— Dataset section —

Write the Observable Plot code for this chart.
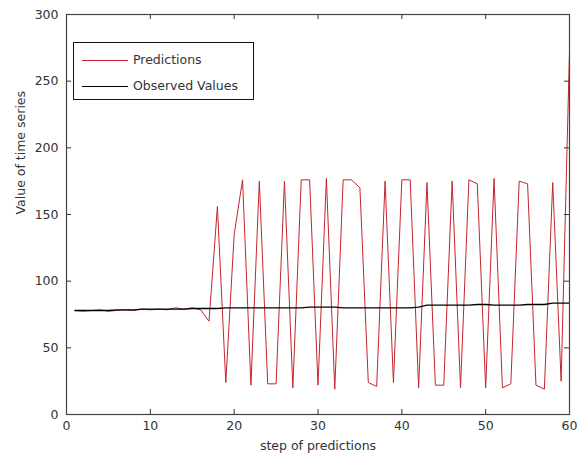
<!DOCTYPE html>
<html>
<head>
<meta charset="utf-8">
<script src="https://cdn.jsdelivr.net/npm/d3@7"></script>
<script src="https://cdn.jsdelivr.net/npm/@observablehq/plot@0.6"></script>
<style>
  html, body { margin: 0; padding: 0; background: #fff; }
  #wrap { position: relative; width: 579px; height: 460px; }
  #legend {
    position: absolute; left: 73px; top: 42px; width: 181px; height: 58px;
    border: 1px solid #111; background: #fff; box-sizing: border-box;
    font-family: "DejaVu Sans", sans-serif; font-size: 12.5px; color: #333;
  }
  .row { position: absolute; left: 0; height: 16px; }
  .sw { position: absolute; left: 8px; width: 46px; height: 0; }
  .lab { position: absolute; left: 59px; white-space: nowrap; line-height: 16px; }
</style>
</head>
<body>
<div id="wrap"></div>
<script>
const steps = [1,2,3,4,5,6,7,8,9,10,11,12,13,14,15,16,17,18,19,20,21,22,23,24,25,26,27,28,29,30,
               31,32,33,34,35,36,37,38,39,40,41,42,43,44,45,46,47,48,49,50,51,52,53,54,55,56,57,58,59,60];
const predictions = [78,77.5,78,78.5,77.5,78,78.5,78,79,78.5,79,78.5,80,79,80,78.5,70,156,24,135,
                     176,22,175,23,23,175,20,176,176,22,177,19,176,176,170,24,21,175,24,176,
                     176,20,174,22,22,175,20,176,173,20,177,20,23,175,173,22,19,174,25,272];
const observed = [78,78,78,78,78,78.5,78.5,78.5,79,79,79,79,79,79,79.5,79.5,79.5,79.5,80,80,
                  80,80,80,80,80,80,80,80,80.5,80.5,80.5,80.5,80,80,80,80,80,80,80,80,
                  80,80.5,82,82,82,82,82,82,82.5,82.5,82,82,82,82,82.5,82.5,82.5,83.5,83.5,83.5];
const xTicks = [0,10,20,30,40,50,60];
const yTicks = [0,50,100,150,200,250,300];
const seriesNames = ["Predictions", "Observed Values"];
const seriesColors = ["#c4242a", "#000000"];

const predData = steps.map((s, i) => ({step: s, value: predictions[i]}));
const obsData = steps.map((s, i) => ({step: s, value: observed[i]}));

const W = 579, H = 460, mL = 66, mR = 10, mT = 14, mB = 46;
const fw = W - mL - mR, fh = H - mT - mB, tk = 5;

const chart = Plot.plot({
  width: W, height: H,
  marginLeft: mL, marginRight: mR, marginTop: mT, marginBottom: mB,
  style: {fontFamily: "DejaVu Sans, sans-serif", fontSize: "12.5px", color: "#333", background: "#fff"},
  x: {domain: [0, 60], label: null},
  y: {domain: [0, 300], label: null},
  marks: [
    Plot.line(predData, {x: "step", y: "value", stroke: seriesColors[0], strokeWidth: 1}),
    Plot.line(obsData, {x: "step", y: "value", stroke: seriesColors[1], strokeWidth: 1.3}),
    Plot.ruleX(xTicks, {x: d => d, insetTop: fh - tk, stroke: "#333"}),
    Plot.ruleX(xTicks, {x: d => d, insetBottom: fh - tk, stroke: "#333"}),
    Plot.ruleY(yTicks, {y: d => d, insetRight: fw - tk, stroke: "#333"}),
    Plot.ruleY(yTicks, {y: d => d, insetLeft: fw - tk, stroke: "#333"}),
    Plot.frame({stroke: "#444", strokeWidth: 1.2}),
    Plot.axisX(xTicks, {tickSize: 0, tickPadding: 7, label: null, fill: "#333"}),
    Plot.axisY(yTicks, {tickSize: 0, tickPadding: 8, label: null, fill: "#333"}),
    Plot.text(["step of predictions"], {frameAnchor: "bottom", dy: 35, fill: "#333", fontSize: 12.5}),
    Plot.text(["Value of time series"], {frameAnchor: "left", dx: -46, rotate: -90, fill: "#333", fontSize: 12.5})
  ]
});

const wrap = document.getElementById("wrap");
wrap.appendChild(chart);

const legend = document.createElement("div");
legend.id = "legend";
seriesNames.forEach((name, i) => {
  const row = document.createElement("div");
  row.className = "row";
  row.style.top = (9 + i * 26) + "px";
  row.style.width = "100%";
  const sw = document.createElement("div");
  sw.className = "sw";
  sw.style.top = "8px";
  sw.style.borderTop = "1px solid " + seriesColors[i];
  const lab = document.createElement("div");
  lab.className = "lab";
  lab.textContent = name;
  row.appendChild(sw);
  row.appendChild(lab);
  legend.appendChild(row);
});
wrap.appendChild(legend);
</script>
</body>
</html>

— Exercise —
Copy the listing over exactly, skipping the pictures it holds.

— Exercise answer —
Write the Observable Plot code for this chart.
<!DOCTYPE html>
<html>
<head>
<meta charset="utf-8">
<script src="https://cdn.jsdelivr.net/npm/d3@7"></script>
<script src="https://cdn.jsdelivr.net/npm/@observablehq/plot@0.6"></script>
<style>
  html, body { margin: 0; padding: 0; background: #fff; }
  #wrap { position: relative; width: 579px; height: 460px; }
  #legend {
    position: absolute; left: 73px; top: 42px; width: 181px; height: 58px;
    border: 1px solid #111; background: #fff; box-sizing: border-box;
    font-family: "DejaVu Sans", sans-serif; font-size: 12.5px; color: #333;
  }
  .row { position: absolute; left: 0; height: 16px; }
  .sw { position: absolute; left: 8px; width: 46px; height: 0; }
  .lab { position: absolute; left: 59px; white-space: nowrap; line-height: 16px; }
</style>
</head>
<body>
<div id="wrap"></div>
<script>
const steps = [1,2,3,4,5,6,7,8,9,10,11,12,13,14,15,16,17,18,19,20,21,22,23,24,25,26,27,28,29,30,
               31,32,33,34,35,36,37,38,39,40,41,42,43,44,45,46,47,48,49,50,51,52,53,54,55,56,57,58,59,60];
const predictions = [78,77.5,78,78.5,77.5,78,78.5,78,79,78.5,79,78.5,80,79,80,78.5,70,156,24,135,
                     176,22,175,23,23,175,20,176,176,22,177,19,176,176,170,24,21,175,24,176,
                     176,20,174,22,22,175,20,176,173,20,177,20,23,175,173,22,19,174,25,272];
const observed = [78,78,78,78,78,78.5,78.5,78.5,79,79,79,79,79,79,79.5,79.5,79.5,79.5,80,80,
                  80,80,80,80,80,80,80,80,80.5,80.5,80.5,80.5,80,80,80,80,80,80,80,80,
                  80,80.5,82,82,82,82,82,82,82.5,82.5,82,82,82,82,82.5,82.5,82.5,83.5,83.5,83.5];
const xTicks = [0,10,20,30,40,50,60];
const yTicks = [0,50,100,150,200,250,300];
const seriesNames = ["Predictions", "Observed Values"];
const seriesColors = ["#c4242a", "#000000"];

const predData = steps.map((s, i) => ({step: s, value: predictions[i]}));
const obsData = steps.map((s, i) => ({step: s, value: observed[i]}));

const W = 579, H = 460, mL = 66, mR = 10, mT = 14, mB = 46;
const fw = W - mL - mR, fh = H - mT - mB, tk = 5;

const chart = Plot.plot({
  width: W, height: H,
  marginLeft: mL, marginRight: mR, marginTop: mT, marginBottom: mB,
  style: {fontFamily: "DejaVu Sans, sans-serif", fontSize: "12.5px", color: "#333", background: "#fff"},
  x: {domain: [0, 60], label: null},
  y: {domain: [0, 300], label: null},
  marks: [
    Plot.line(predData, {x: "step", y: "value", stroke: seriesColors[0], strokeWidth: 1}),
    Plot.line(obsData, {x: "step", y: "value", stroke: seriesColors[1], strokeWidth: 1.3}),
    Plot.ruleX(xTicks, {x: d => d, insetTop: fh - tk, stroke: "#333"}),
    Plot.ruleX(xTicks, {x: d => d, insetBottom: fh - tk, stroke: "#333"}),
    Plot.ruleY(yTicks, {y: d => d, insetRight: fw - tk, stroke: "#333"}),
    Plot.ruleY(yTicks, {y: d => d, insetLeft: fw - tk, stroke: "#333"}),
    Plot.frame({stroke: "#444", strokeWidth: 1.2}),
    Plot.axisX(xTicks, {tickSize: 0, tickPadding: 7, label: null, fill: "#333"}),
    Plot.axisY(yTicks, {tickSize: 0, tickPadding: 8, label: null, fill: "#333"}),
    Plot.text(["step of predictions"], {frameAnchor: "bottom", dy: 35, fill: "#333", fontSize: 12.5}),
    Plot.text(["Value of time series"], {frameAnchor: "left", dx: -46, rotate: -90, fill: "#333", fontSize: 12.5})
  ]
});

const wrap = document.getElementById("wrap");
wrap.appendChild(chart);

const legend = document.createElement("div");
legend.id = "legend";
seriesNames.forEach((name, i) => {
  const row = document.createElement("div");
  row.className = "row";
  row.style.top = (9 + i * 26) + "px";
  row.style.width = "100%";
  const sw = document.createElement("div");
  sw.className = "sw";
  sw.style.top = "8px";
  sw.style.borderTop = "1px solid " + seriesColors[i];
  const lab = document.createElement("div");
  lab.className = "lab";
  lab.textContent = name;
  row.appendChild(sw);
  row.appendChild(lab);
  legend.appendChild(row);
});
wrap.appendChild(legend);
</script>
</body>
</html>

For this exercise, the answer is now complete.